* Directions: Write out all the entries word for word and omit any pictures.

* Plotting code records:
--------------------
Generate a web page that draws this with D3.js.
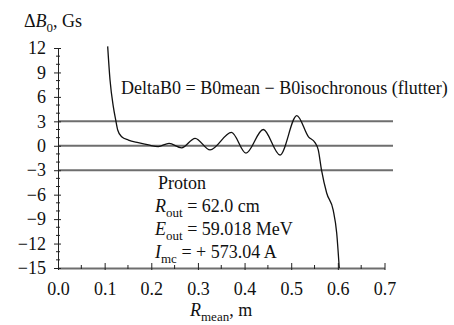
<!DOCTYPE html>
<html>
<head>
<meta charset="utf-8">
<script src="https://cdn.jsdelivr.net/npm/d3@7"></script>
<style>
  body { margin: 0; background: #fff; }
</style>
</head>
<body>
<div id="chart"></div>
<script>
// chart size
var width = 454;
var height = 325;
var serif = "Liberation Serif";

// tick values
var xTicks = [0.0, 0.1, 0.2, 0.3, 0.4, 0.5, 0.6, 0.7];
var xMinor = [0.05, 0.15, 0.25, 0.35, 0.45, 0.55, 0.65];
var yTicks = [12, 9, 6, 3, 0, -3, -6, -9, -12, -15];
var refLines = [3, 0, -3];

// curve: R mean (m) and delta B0 (Gs)
var rMean = [0.1065, 0.1115, 0.1186, 0.1236, 0.128, 0.1365, 0.151, 0.172, 0.194, 0.215,
             0.238, 0.265, 0.294, 0.326, 0.372, 0.403, 0.440, 0.476, 0.512, 0.537,
             0.551, 0.558, 0.565, 0.576, 0.590, 0.5975, 0.603];
var deltaB = [12.2, 8.1, 4.8, 3.2, 1.94, 1.1, 0.7, 0.38, 0.1, -0.1,
              0.3, -0.25, 0.92, -0.5, 1.65, -0.9, 2.0, -1.13, 3.7, 1.1,
              0.38, -0.5, -3.0, -5.8, -7.9, -10.7, -15];

var svg = d3.select("#chart").append("svg")
    .attr("width", width).attr("height", height)
    .attr("font-family", serif);

var x = d3.scaleLinear().domain([0, 0.7]).range([58, 384.5]);
var y = d3.scaleLinear().domain([-15, 12]).range([268, 48]);

// reference lines at +3, 0, -3
svg.selectAll("line.ref")
    .data(refLines).enter()
    .append("line")
    .attr("class", "ref")
    .attr("x1", x(0)).attr("x2", 393)
    .attr("y1", function(d) { return y(d); })
    .attr("y2", function(d) { return y(d); })
    .attr("stroke", "#6e6e6e")
    .attr("stroke-width", 2);

// x axis
var xAxis = svg.append("g")
    .attr("transform", "translate(0," + y(-15) + ")")
    .call(d3.axisBottom(x).tickValues(xTicks).tickFormat(d3.format(".1f"))
        .tickSizeInner(-5).tickSizeOuter(0).tickPadding(14));
xAxis.attr("font-family", serif).attr("font-size", 18);
xAxis.select(".domain").attr("stroke", "#6e6e6e").attr("stroke-width", 2);
xAxis.selectAll(".tick line").attr("y1", 2).attr("stroke", "#222");
xAxis.selectAll("text").attr("font-family", serif).attr("font-size", 18).attr("fill", "#111");

svg.append("g").selectAll("line")
    .data(xMinor).enter()
    .append("line")
    .attr("x1", function(d) { return x(d); })
    .attr("x2", function(d) { return x(d); })
    .attr("y1", y(-15) + 1).attr("y2", y(-15) - 3)
    .attr("stroke", "#222");

// y axis
var yAxis = svg.append("g")
    .attr("transform", "translate(" + x(0) + ",0)")
    .call(d3.axisLeft(y).tickValues(yTicks)
        .tickFormat(function(d) { return d < 0 ? "\u2212" + Math.abs(d) : d; })
        .tickSizeInner(-3).tickSizeOuter(0).tickPadding(12));
yAxis.attr("font-family", serif).attr("font-size", 18);
yAxis.select(".domain").attr("stroke", "#222");
yAxis.selectAll(".tick line").attr("x1", -4).attr("stroke", "#222");
yAxis.selectAll("text").attr("font-family", serif).attr("font-size", 18).attr("fill", "#111");

var yMinor = d3.range(-14, 12).filter(function(d) { return d % 3 !== 0; });
svg.append("g").selectAll("line")
    .data(yMinor).enter()
    .append("line")
    .attr("x1", x(0) - 2).attr("x2", x(0) + 2)
    .attr("y1", function(d) { return y(d); })
    .attr("y2", function(d) { return y(d); })
    .attr("stroke", "#222");

// curve
var pts = rMean.map(function(r, i) { return [r, deltaB[i]]; });
var line = d3.line()
    .x(function(d) { return x(d[0]); })
    .y(function(d) { return y(d[1]); })
    .curve(d3.curveMonotoneX);
svg.append("path")
    .datum(pts)
    .attr("d", line)
    .attr("fill", "none")
    .attr("stroke", "#111")
    .attr("stroke-width", 1.3);

// helper for serif text
function label(xp, yp) {
    return svg.append("text").attr("x", xp).attr("y", yp)
        .attr("font-family", serif).attr("font-size", 18).attr("fill", "#111");
}

// y label
var yl = label(24, 27);
yl.append("tspan").text("\u0394");
yl.append("tspan").attr("font-style", "italic").text("B");
yl.append("tspan").attr("dy", 5).attr("font-size", 13).text("0");
yl.append("tspan").attr("dy", -5).text(", Gs");

// x label
var xl = label(190, 316);
xl.append("tspan").attr("font-style", "italic").text("R");
xl.append("tspan").attr("dy", 5).attr("font-size", 13).text("mean");
xl.append("tspan").attr("dy", -5).text(", m");

// formula note
label(121, 94).text("DeltaB0 = B0mean \u2212 B0isochronous (flutter)");

// info block
var info = [
    { main: "", sub: "", rest: "Proton" },
    { main: "R", sub: "out", rest: " = 62.0 cm" },
    { main: "E", sub: "out", rest: " = 59.018 MeV" },
    { main: "I", sub: "mc", rest: " = + 573.04 A" }
];
var infoY = [189, 212, 235, 258];
info.forEach(function(d, i) {
    var t = label(i === 0 ? 158 : 155, infoY[i]);
    if (d.main) {
        t.append("tspan").attr("font-style", "italic").text(d.main);
        t.append("tspan").attr("dy", 5).attr("font-size", 13).text(d.sub);
        t.append("tspan").attr("dy", -5).text(d.rest);
    } else {
        t.text(d.rest);
    }
});
</script>
</body>
</html>
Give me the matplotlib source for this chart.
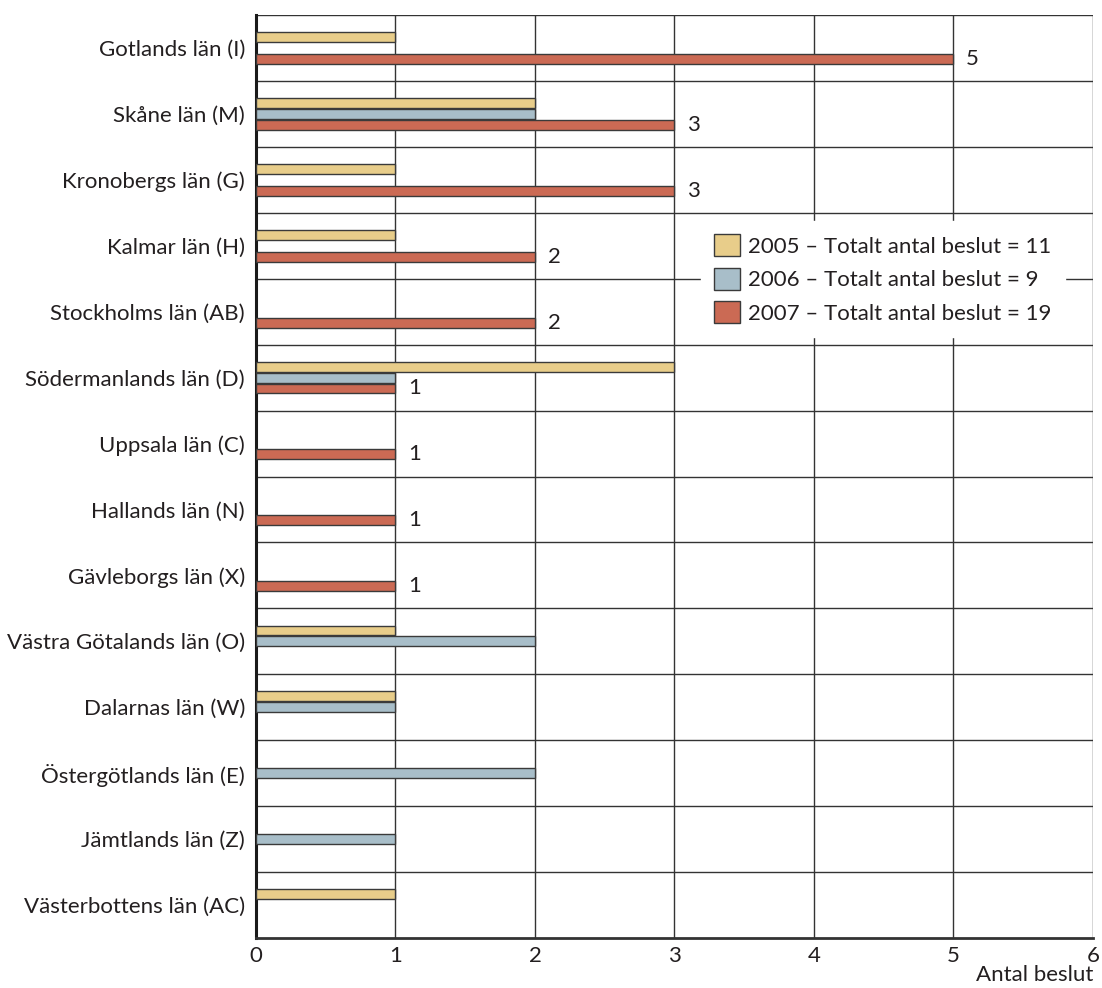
--------------------
* Worked answer:
Generate a web page that draws this with D3.js.
<!DOCTYPE html>
<html>
<head>
<meta charset="utf-8">
<script src="https://cdn.jsdelivr.net/npm/d3@7"></script>
<style>
  body { margin: 0; background: #fff; }
</style>
</head>
<body>
<div id="chart"></div>
<script>
// chart size
var width = 454;
var height = 325;
var serif = "Liberation Serif";

// tick values
var xTicks = [0.0, 0.1, 0.2, 0.3, 0.4, 0.5, 0.6, 0.7];
var xMinor = [0.05, 0.15, 0.25, 0.35, 0.45, 0.55, 0.65];
var yTicks = [12, 9, 6, 3, 0, -3, -6, -9, -12, -15];
var refLines = [3, 0, -3];

// curve: R mean (m) and delta B0 (Gs)
var rMean = [0.1065, 0.1115, 0.1186, 0.1236, 0.128, 0.1365, 0.151, 0.172, 0.194, 0.215,
             0.238, 0.265, 0.294, 0.326, 0.372, 0.403, 0.440, 0.476, 0.512, 0.537,
             0.551, 0.558, 0.565, 0.576, 0.590, 0.5975, 0.603];
var deltaB = [12.2, 8.1, 4.8, 3.2, 1.94, 1.1, 0.7, 0.38, 0.1, -0.1,
              0.3, -0.25, 0.92, -0.5, 1.65, -0.9, 2.0, -1.13, 3.7, 1.1,
              0.38, -0.5, -3.0, -5.8, -7.9, -10.7, -15];

var svg = d3.select("#chart").append("svg")
    .attr("width", width).attr("height", height)
    .attr("font-family", serif);

var x = d3.scaleLinear().domain([0, 0.7]).range([58, 384.5]);
var y = d3.scaleLinear().domain([-15, 12]).range([268, 48]);

// reference lines at +3, 0, -3
svg.selectAll("line.ref")
    .data(refLines).enter()
    .append("line")
    .attr("class", "ref")
    .attr("x1", x(0)).attr("x2", 393)
    .attr("y1", function(d) { return y(d); })
    .attr("y2", function(d) { return y(d); })
    .attr("stroke", "#6e6e6e")
    .attr("stroke-width", 2);

// x axis
var xAxis = svg.append("g")
    .attr("transform", "translate(0," + y(-15) + ")")
    .call(d3.axisBottom(x).tickValues(xTicks).tickFormat(d3.format(".1f"))
        .tickSizeInner(-5).tickSizeOuter(0).tickPadding(14));
xAxis.attr("font-family", serif).attr("font-size", 18);
xAxis.select(".domain").attr("stroke", "#6e6e6e").attr("stroke-width", 2);
xAxis.selectAll(".tick line").attr("y1", 2).attr("stroke", "#222");
xAxis.selectAll("text").attr("font-family", serif).attr("font-size", 18).attr("fill", "#111");

svg.append("g").selectAll("line")
    .data(xMinor).enter()
    .append("line")
    .attr("x1", function(d) { return x(d); })
    .attr("x2", function(d) { return x(d); })
    .attr("y1", y(-15) + 1).attr("y2", y(-15) - 3)
    .attr("stroke", "#222");

// y axis
var yAxis = svg.append("g")
    .attr("transform", "translate(" + x(0) + ",0)")
    .call(d3.axisLeft(y).tickValues(yTicks)
        .tickFormat(function(d) { return d < 0 ? "\u2212" + Math.abs(d) : d; })
        .tickSizeInner(-3).tickSizeOuter(0).tickPadding(12));
yAxis.attr("font-family", serif).attr("font-size", 18);
yAxis.select(".domain").attr("stroke", "#222");
yAxis.selectAll(".tick line").attr("x1", -4).attr("stroke", "#222");
yAxis.selectAll("text").attr("font-family", serif).attr("font-size", 18).attr("fill", "#111");

var yMinor = d3.range(-14, 12).filter(function(d) { return d % 3 !== 0; });
svg.append("g").selectAll("line")
    .data(yMinor).enter()
    .append("line")
    .attr("x1", x(0) - 2).attr("x2", x(0) + 2)
    .attr("y1", function(d) { return y(d); })
    .attr("y2", function(d) { return y(d); })
    .attr("stroke", "#222");

// curve
var pts = rMean.map(function(r, i) { return [r, deltaB[i]]; });
var line = d3.line()
    .x(function(d) { return x(d[0]); })
    .y(function(d) { return y(d[1]); })
    .curve(d3.curveMonotoneX);
svg.append("path")
    .datum(pts)
    .attr("d", line)
    .attr("fill", "none")
    .attr("stroke", "#111")
    .attr("stroke-width", 1.3);

// helper for serif text
function label(xp, yp) {
    return svg.append("text").attr("x", xp).attr("y", yp)
        .attr("font-family", serif).attr("font-size", 18).attr("fill", "#111");
}

// y label
var yl = label(24, 27);
yl.append("tspan").text("\u0394");
yl.append("tspan").attr("font-style", "italic").text("B");
yl.append("tspan").attr("dy", 5).attr("font-size", 13).text("0");
yl.append("tspan").attr("dy", -5).text(", Gs");

// x label
var xl = label(190, 316);
xl.append("tspan").attr("font-style", "italic").text("R");
xl.append("tspan").attr("dy", 5).attr("font-size", 13).text("mean");
xl.append("tspan").attr("dy", -5).text(", m");

// formula note
label(121, 94).text("DeltaB0 = B0mean \u2212 B0isochronous (flutter)");

// info block
var info = [
    { main: "", sub: "", rest: "Proton" },
    { main: "R", sub: "out", rest: " = 62.0 cm" },
    { main: "E", sub: "out", rest: " = 59.018 MeV" },
    { main: "I", sub: "mc", rest: " = + 573.04 A" }
];
var infoY = [189, 212, 235, 258];
info.forEach(function(d, i) {
    var t = label(i === 0 ? 158 : 155, infoY[i]);
    if (d.main) {
        t.append("tspan").attr("font-style", "italic").text(d.main);
        t.append("tspan").attr("dy", 5).attr("font-size", 13).text(d.sub);
        t.append("tspan").attr("dy", -5).text(d.rest);
    } else {
        t.text(d.rest);
    }
});
</script>
</body>
</html>
Give me the matplotlib source for this chart.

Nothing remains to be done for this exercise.